C’est un nouveau rebondissement dans la polémique entourant « Le Dernier tango à Paris ». La Cinémathèque française a finalement décidé d’annuler, à peine 24 heures avant, la projection prévue de ce film sulfureux réalisé par Bernardo Bertolucci en 1972. Une décision prise face au tollé provoqué par des associations féministes, qui dénoncent la présence dans le long-métrage d’une scène de viol tournée sans le consentement de son actrice, Maria Schneider.
Un « risque sécuritaire » invoqué par la Cinémathèque
Initialement programmé dimanche soir dans le cadre d’une rétrospective consacrée à Marlon Brando, le film a finalement été retiré de l’affiche « dans un souci d’apaisement des esprits et devant les risques sécuritaires encourus », a expliqué l’institution culturelle dans un tweet. Frédéric Bonnaud, son directeur, a précisé à l’AFP : « Nous sommes une cinémathèque, pas un camp retranché. Et nous ne pouvons prendre de risques avec la sécurité du personnel et du public ». Des « gens violents » commençaient en effet à s’annoncer, rendant le maintien de la séance et du débat prévu « tout à fait disproportionné » selon lui.
Une déprogrammation qui ravive les plaies de l’affaire Brisseau
Ce n’est pas la première fois que la Cinémathèque se retrouve au cœur d’une telle polémique. Fin 2017, elle avait déjà dû annuler une rétrospective consacrée à Jean-Claude Brisseau, cinéaste condamné en 2005 pour harcèlement sexuel. La blessure est encore vive, et cette nouvelle déprogrammation la ravive inévitablement.
Judith Godrèche dénonce un « manque de respect » envers Maria Schneider
L’actrice Judith Godrèche, figure du mouvement #MeToo en France, a vivement dénoncé le choix initial de la Cinémathèque. Sur Instagram, elle a déploré l’absence de contextualisation du film et le manque de respect envers Maria Schneider, décédée en 2011 après une vie cabossée :
Il est temps de se réveiller chère Cinémathèque et rendre aux actrices de 19 ans leur humanité en vous comportant humainement.
Judith Godrèche
Une scène de viol non simulée devenue symbole des violences sexuelles dans le cinéma
Au cœur de la polémique : la fameuse scène de sodomie non consentie du « Dernier tango à Paris », qui avait valu au film une interdiction aux moins de 18 ans et les foudres du Vatican à sa sortie. Bien que simulée à l’écran, cette scène avait en réalité été imposée par surprise à la jeune Maria Schneider, comme l’actrice le racontera des années plus tard.

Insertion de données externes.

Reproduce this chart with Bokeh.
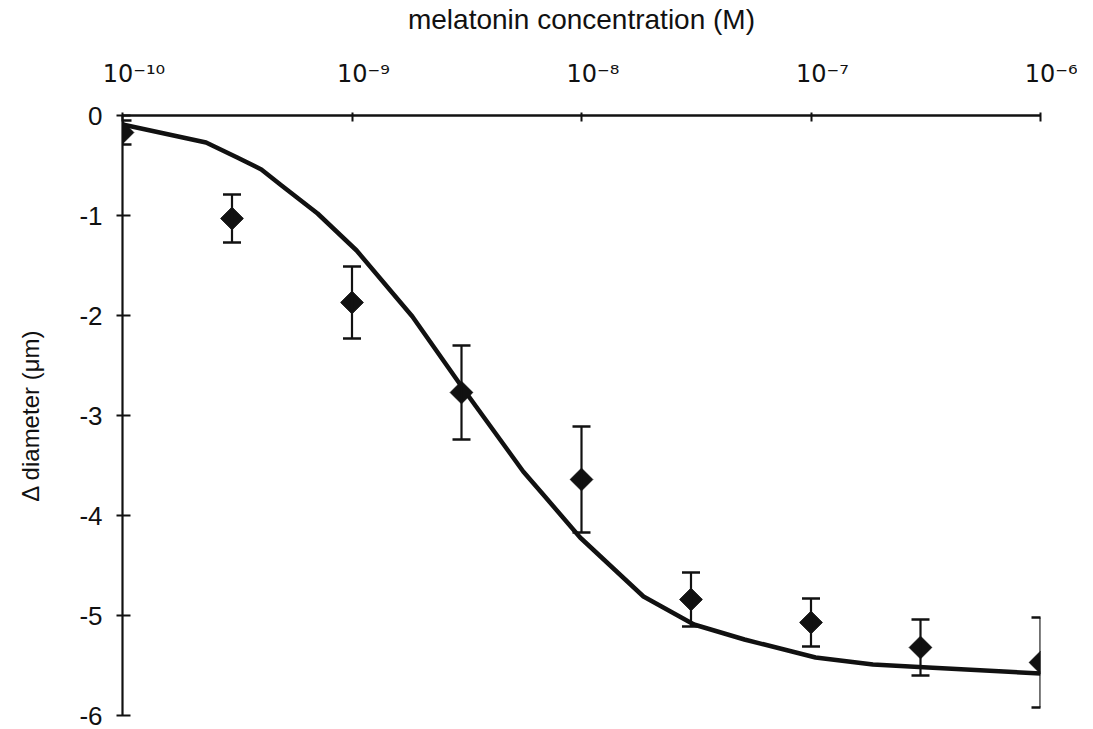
import numpy as np
from bokeh.plotting import figure
from bokeh.models import FixedTicker, Whisker, TeeHead, ColumnDataSource
from bokeh.embed import file_html
from bokeh.resources import INLINE

# ---- data ----
conc = [1e-10, 3e-10, 1e-9, 3e-9, 1e-8, 3e-8, 1e-7, 3e-7, 1e-6]
delta_diam = [-0.17, -1.03, -1.87, -2.77, -3.64, -4.84, -5.07, -5.32, -5.47]
err = [0.12, 0.24, 0.36, 0.47, 0.53, 0.27, 0.24, 0.28, 0.45]

curve_log_conc = [-10.0, -9.636, -9.5, -9.395, -9.307, -9.15, -8.98, -8.737,
                  -8.51, -8.254, -8.167, -8.006, -7.73, -7.51, -7.29, -6.98,
                  -6.73, -6.49, -6.0]
curve_diam = [-0.09, -0.27, -0.42, -0.54, -0.70, -0.98, -1.35, -2.01,
              -2.75, -3.56, -3.79, -4.22, -4.81, -5.09, -5.24, -5.42,
              -5.49, -5.52, -5.58]

x_ticks = [1e-10, 1e-9, 1e-8, 1e-7, 1e-6]
x_tick_labels = ["10\u207b\u00b9\u2070", "10\u207b\u2079", "10\u207b\u2078",
                 "10\u207b\u2077", "10\u207b\u2076"]
y_ticks = [0, -1, -2, -3, -4, -5, -6]

FONT = "Liberation Sans"
INK = "#111111"

p = figure(
    x_axis_type="log", x_axis_location="above",
    x_range=(1e-10, 1e-6), y_range=(-6, 0),
    frame_width=918, frame_height=600,
    min_border_left=122, min_border_right=37,
    min_border_top=114, min_border_bottom=15,
    output_backend="svg", toolbar_location=None,
    background_fill_color="white", border_fill_color="white",
)
p.outline_line_color = None
p.grid.grid_line_color = None

# top x axis
NB = "\u00a0" * 3
xa = p.xaxis[0]
xa.ticker = FixedTicker(ticks=x_ticks)
xa.major_label_overrides = {t: NB + s for t, s in zip(x_ticks, x_tick_labels)}
xa.major_label_text_font = "DejaVu Sans"
xa.major_label_text_font_size = "24px"
xa.major_label_text_color = INK
xa.major_label_standoff = 25
xa.minor_tick_line_color = None
xa.axis_line_width = 2.5
xa.axis_line_color = INK
xa.major_tick_line_color = INK
xa.major_tick_line_width = 2
xa.major_tick_in = 6
xa.major_tick_out = 3
xa.axis_label = "melatonin concentration (M)"
xa.axis_label_text_font = FONT
xa.axis_label_text_font_style = "normal"
xa.axis_label_text_font_size = "28px"
xa.axis_label_text_color = INK
xa.axis_label_standoff = 22

# left y axis
ya = p.yaxis[0]
ya.ticker = FixedTicker(ticks=y_ticks)
ya.major_label_overrides = {t: str(t) for t in y_ticks}
ya.minor_tick_line_color = None
ya.axis_line_width = 2.2
ya.axis_line_color = INK
ya.major_tick_line_color = INK
ya.major_tick_line_width = 2
ya.major_tick_in = 8
ya.major_tick_out = 6
ya.major_label_text_font = FONT
ya.major_label_text_font_size = "26px"
ya.major_label_text_color = INK
ya.major_label_standoff = 14
ya.axis_label = "\u0394 diameter (\u03bcm)"
ya.axis_label_text_font = FONT
ya.axis_label_text_font_style = "normal"
ya.axis_label_text_font_size = "24px"
ya.axis_label_text_color = INK
ya.axis_label_standoff = 32

# fitted curve
p.line(x=[10 ** v for v in curve_log_conc], y=curve_diam,
       line_color=INK, line_width=4.5, line_join="round")

# error bars
src = ColumnDataSource(dict(
    x=conc, y=delta_diam,
    upper=[v + e for v, e in zip(delta_diam, err)],
    lower=[v - e for v, e in zip(delta_diam, err)],
))
wh = Whisker(base="x", upper="upper", lower="lower", source=src,
             line_color=INK, line_width=2.2, level="glyph",
             upper_head=TeeHead(size=18, line_width=2.5, line_color=INK),
             lower_head=TeeHead(size=18, line_width=2.5, line_color=INK))
p.add_layout(wh)

# diamond markers
p.scatter(x="x", y="y", source=src, marker="square", angle=np.pi / 4,
          size=16, fill_color=INK, line_color=INK)

open("out.html", "w").write(file_html(p, INLINE))
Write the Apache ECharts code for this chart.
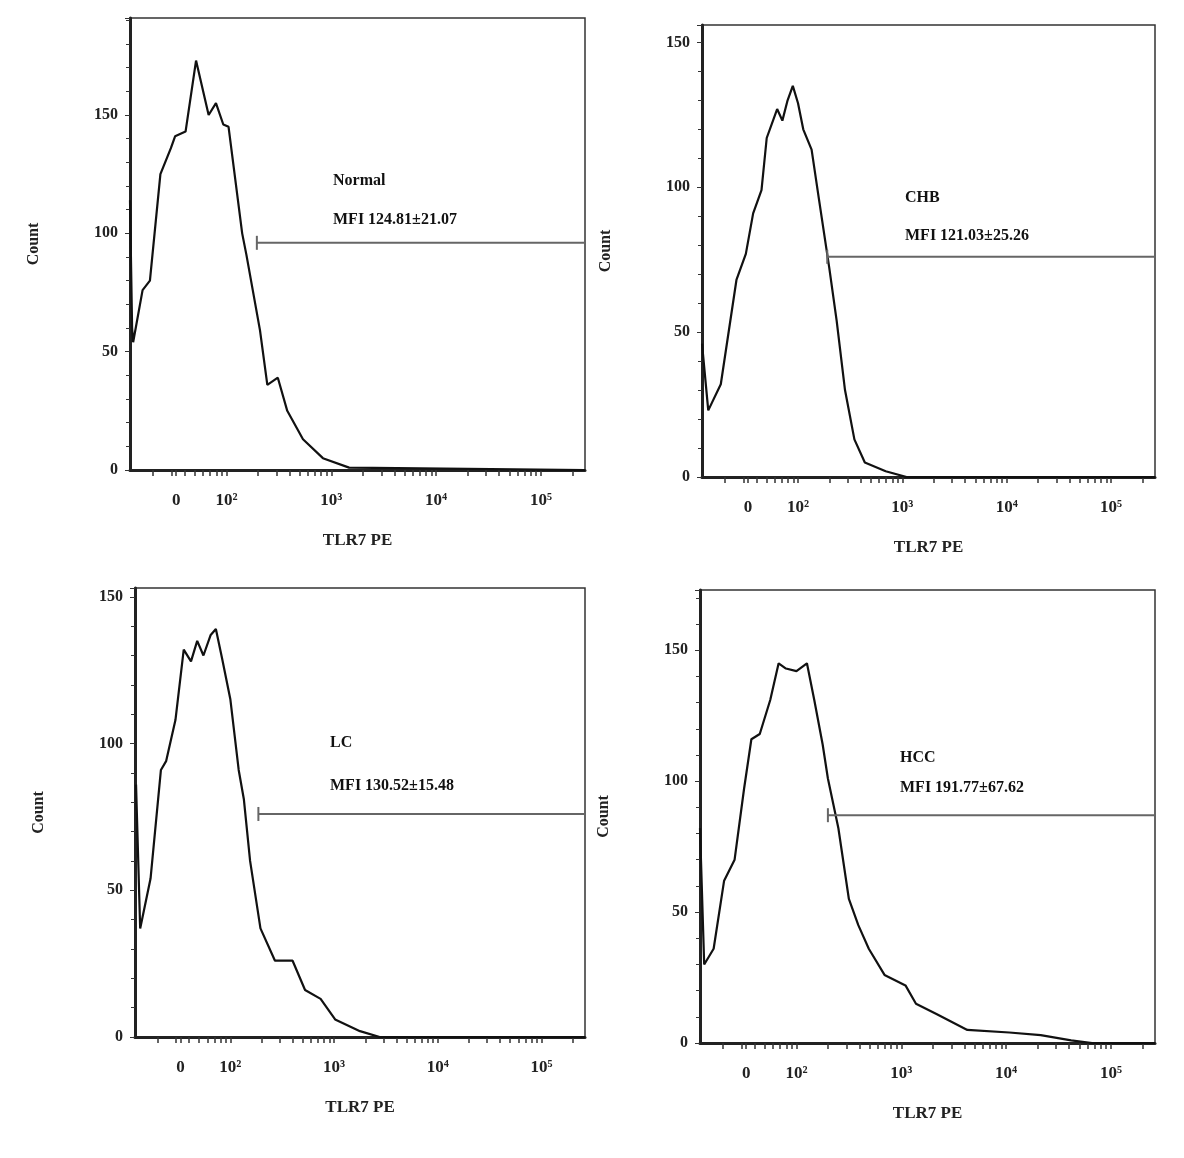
<!DOCTYPE html>
<html><head><meta charset="utf-8">
<script src="https://cdn.jsdelivr.net/npm/echarts@6/dist/echarts.min.js"></script>
<style>html,body{margin:0;background:#fff}#c{width:1184px;height:1158px}</style>
</head><body><div id="c"></div>
<script>
// x in display units: 10^2 -> 2, 10^3 -> 3 ... ; "0" at 1.52
const normalX=[1.08,1.10,1.11,1.20,1.27,1.37,1.47,1.51,1.61,1.71,1.83,1.90,1.97,2.02,2.15,2.19,2.32,2.39,2.49,2.58,2.73,2.92,3.17,5.42];
const normalY=[114,60,54,76,80,125,136,141,143,173,150,155,146,145,100,91,59,36,39,25,13,5,1,0];
const chbX=[1.08,1.14,1.26,1.41,1.50,1.57,1.65,1.70,1.80,1.85,1.90,1.95,2.00,2.05,2.13,2.20,2.30,2.37,2.45,2.54,2.64,2.84,3.04,5.42];
const chbY=[46,23,32,68,77,91,99,117,127,123,130,135,129,120,113,96,72,54,30,13,5,2,0,0];
const lcX=[1.09,1.13,1.23,1.33,1.38,1.47,1.55,1.62,1.68,1.74,1.81,1.86,1.92,2.00,2.08,2.13,2.19,2.29,2.43,2.60,2.72,2.87,3.01,3.25,3.44,5.42];
const lcY=[86,37,54,91,94,108,132,128,135,130,137,139,129,115,91,81,60,37,26,26,16,13,6,2,0,0];
const hccX=[1.08,1.12,1.21,1.31,1.41,1.50,1.57,1.65,1.75,1.83,1.90,2.00,2.10,2.17,2.25,2.30,2.40,2.50,2.59,2.69,2.84,3.04,3.14,3.34,3.63,4.03,4.33,4.62,4.82,5.42];
const hccY=[82,30,36,62,70,97,116,118,131,145,143,142,145,131,114,101,82,55,45,36,26,22,15,11,5,4,3,1,0,0];
const tickPos=[1.52,2,3,4,5];
const tickText=['0','10²','10³','10⁴','10⁵'];
const names=['Normal','CHB','LC','HCC'];
const mfi=['MFI 124.81±21.07','MFI 121.03±25.26','MFI 130.52±15.48','MFI 191.77±67.62'];
const gateY=[96,76,76,87];
const gateX=[2.29,2.28,2.27,2.30];

const panels=[
 {x:normalX,y:normalY,ymax:191,g:{left:130,top:18,width:455,height:452},tx:333,ty:[183,222]},
 {x:chbX,y:chbY,ymax:156,g:{left:702,top:25,width:453,height:452},tx:905,ty:[200,238]},
 {x:lcX,y:lcY,ymax:153,g:{left:135,top:588,width:450,height:449},tx:330,ty:[745,788]},
 {x:hccX,y:hccY,ymax:173,g:{left:700,top:590,width:455,height:453},tx:900,ty:[760,790]}
];
const minor=[];
for(let d=1;d<5.5;d++)for(let k=2;k<10;k++){const v=d+Math.log10(k);if(v>1.08&&v<5.42)minor.push(v);}
const font='Liberation Serif';
const opt={animation:false,grid:[],xAxis:[],yAxis:[],series:[],graphic:[]};
panels.forEach((p,i)=>{
 opt.grid.push(Object.assign({show:true,borderColor:'#333',borderWidth:1.5},p.g));
 opt.xAxis.push({gridIndex:i,type:'value',min:1.08,max:5.42,name:'TLR7 PE',nameLocation:'middle',nameGap:62,
  nameTextStyle:{fontFamily:font,fontWeight:'bold',fontSize:17,color:'#222'},
  axisLine:{lineStyle:{color:'#222',width:3}},splitLine:{show:false},
  axisTick:{customValues:minor.concat(tickPos),length:6,inside:false,lineStyle:{color:'#333',width:1.5}},
  axisLabel:{customValues:tickPos,formatter:v=>{let j=tickPos.findIndex(t=>Math.abs(t-v)<1e-6);return j>=0?tickText[j]:'';},
   margin:22,fontFamily:font,fontWeight:'bold',fontSize:17,color:'#222'}});
 opt.yAxis.push({gridIndex:i,type:'value',min:0,max:p.ymax,interval:50,name:'Count',nameLocation:'middle',nameGap:88,
  nameTextStyle:{fontFamily:font,fontWeight:'bold',fontSize:16,color:'#222'},
  axisLine:{show:true,lineStyle:{color:'#222',width:3}},splitLine:{show:false},
  axisTick:{show:true,length:5,lineStyle:{color:'#333'}},minorTick:{show:true,splitNumber:5,length:4,lineStyle:{color:'#333'}},
  axisLabel:{formatter:v=>v%50===0?String(v):'',fontFamily:font,fontWeight:'bold',fontSize:16,color:'#222',margin:12}});
 opt.series.push({type:'line',xAxisIndex:i,yAxisIndex:i,data:p.x.map((v,k)=>[v,p.y[k]]),symbol:'none',
  lineStyle:{color:'#111',width:2.2},z:3});
 opt.series.push({type:'line',xAxisIndex:i,yAxisIndex:i,
  data:[{value:[gateX[i],gateY[i]],symbol:'rect',symbolSize:[2,14]},{value:[5.42,gateY[i]],symbol:'none'}],
  itemStyle:{color:'#666'},lineStyle:{color:'#666',width:2}});
 opt.graphic.push({type:'text',left:p.tx,top:p.ty[0]-10,style:{text:names[i],font:'bold 16px "Liberation Serif"',fill:'#111'}});
 opt.graphic.push({type:'text',left:p.tx,top:p.ty[1]-10,style:{text:mfi[i],font:'bold 16px "Liberation Serif"',fill:'#111'}});
});
echarts.init(document.getElementById('c')).setOption(opt);
</script></body></html>
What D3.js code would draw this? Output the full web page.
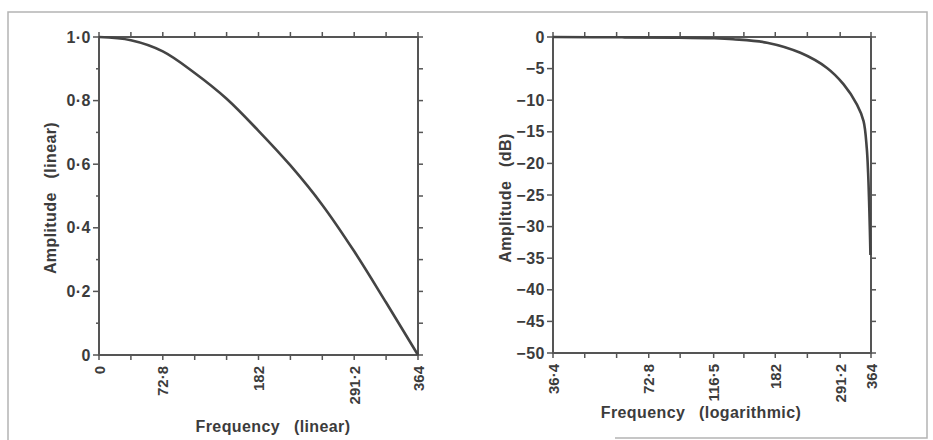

Loin d’être anecdotique, cet épisode est devenu le symbole des violences sexuelles subies par les actrices dans le milieu du cinéma. Fin 2017, en plein essor du mouvement #MeToo, des stars hollywoodiennes comme Jessica Chastain avaient dénoncé ce tournage traumatisant :
A tous ceux qui ont aimé le film, vous êtes en train de regarder une jeune fille de 19 ans en train d’être violée par un homme de 48 ans. Le réalisateur a planifié l’agression. Ça me rend malade.
Jessica Chastain
Maria Schneider, une voix pionnière à peine entendue
Dès les années 70, Maria Schneider avait pourtant dénoncé sans filtre ce tournage éprouvant, évoquant un « double viol » de la part de l’acteur et du réalisateur qui avaient orchestré cette scène sans la prévenir. Mais à l’époque, la jeune femme fut à peine entendue, comme le montre le documentaire « Maria » sorti en juin dernier.
Des appels à une « médiation réfléchie » de la part des professionnels
Face à cette polémique, les instances professionnelles du cinéma ont elles aussi réagi. Le collectif 50/50, qui milite pour la parité, a appelé la Cinémathèque à mettre en place une « médiation réfléchie et respectueuse de la parole de la victime » pour accompagner la projection. Le syndicat SFA-CGT a quant à lui rappelé qu’« aujourd’hui, nous savons. Nous ne pouvons pas faire semblant de ne pas comprendre et voir la portée de cette scène de viol ».
La Cinémathèque avait promis un « temps d’échange avec le public » en amont de la séance pour évoquer ces questions. Mais cela n’a pas suffi à apaiser les esprits. « Ce film aura réussi à faire deux fois scandale à plus de 50 ans de distance », constate Frédéric Bonnaud, rappelant qu’il avait pourtant été diffusé « sans problème » en 2017 dans le cadre d’un hommage à son chef opérateur.
Cette polémique illustre en tout cas la difficulté persistante à montrer certaines œuvres du patrimoine cinématographique, aussi importantes soient-elles sur le plan artistique, quand elles portent la marque de leur époque en matière de représentation de la violence faite aux femmes. Un débat complexe et passionné, loin d’être clos.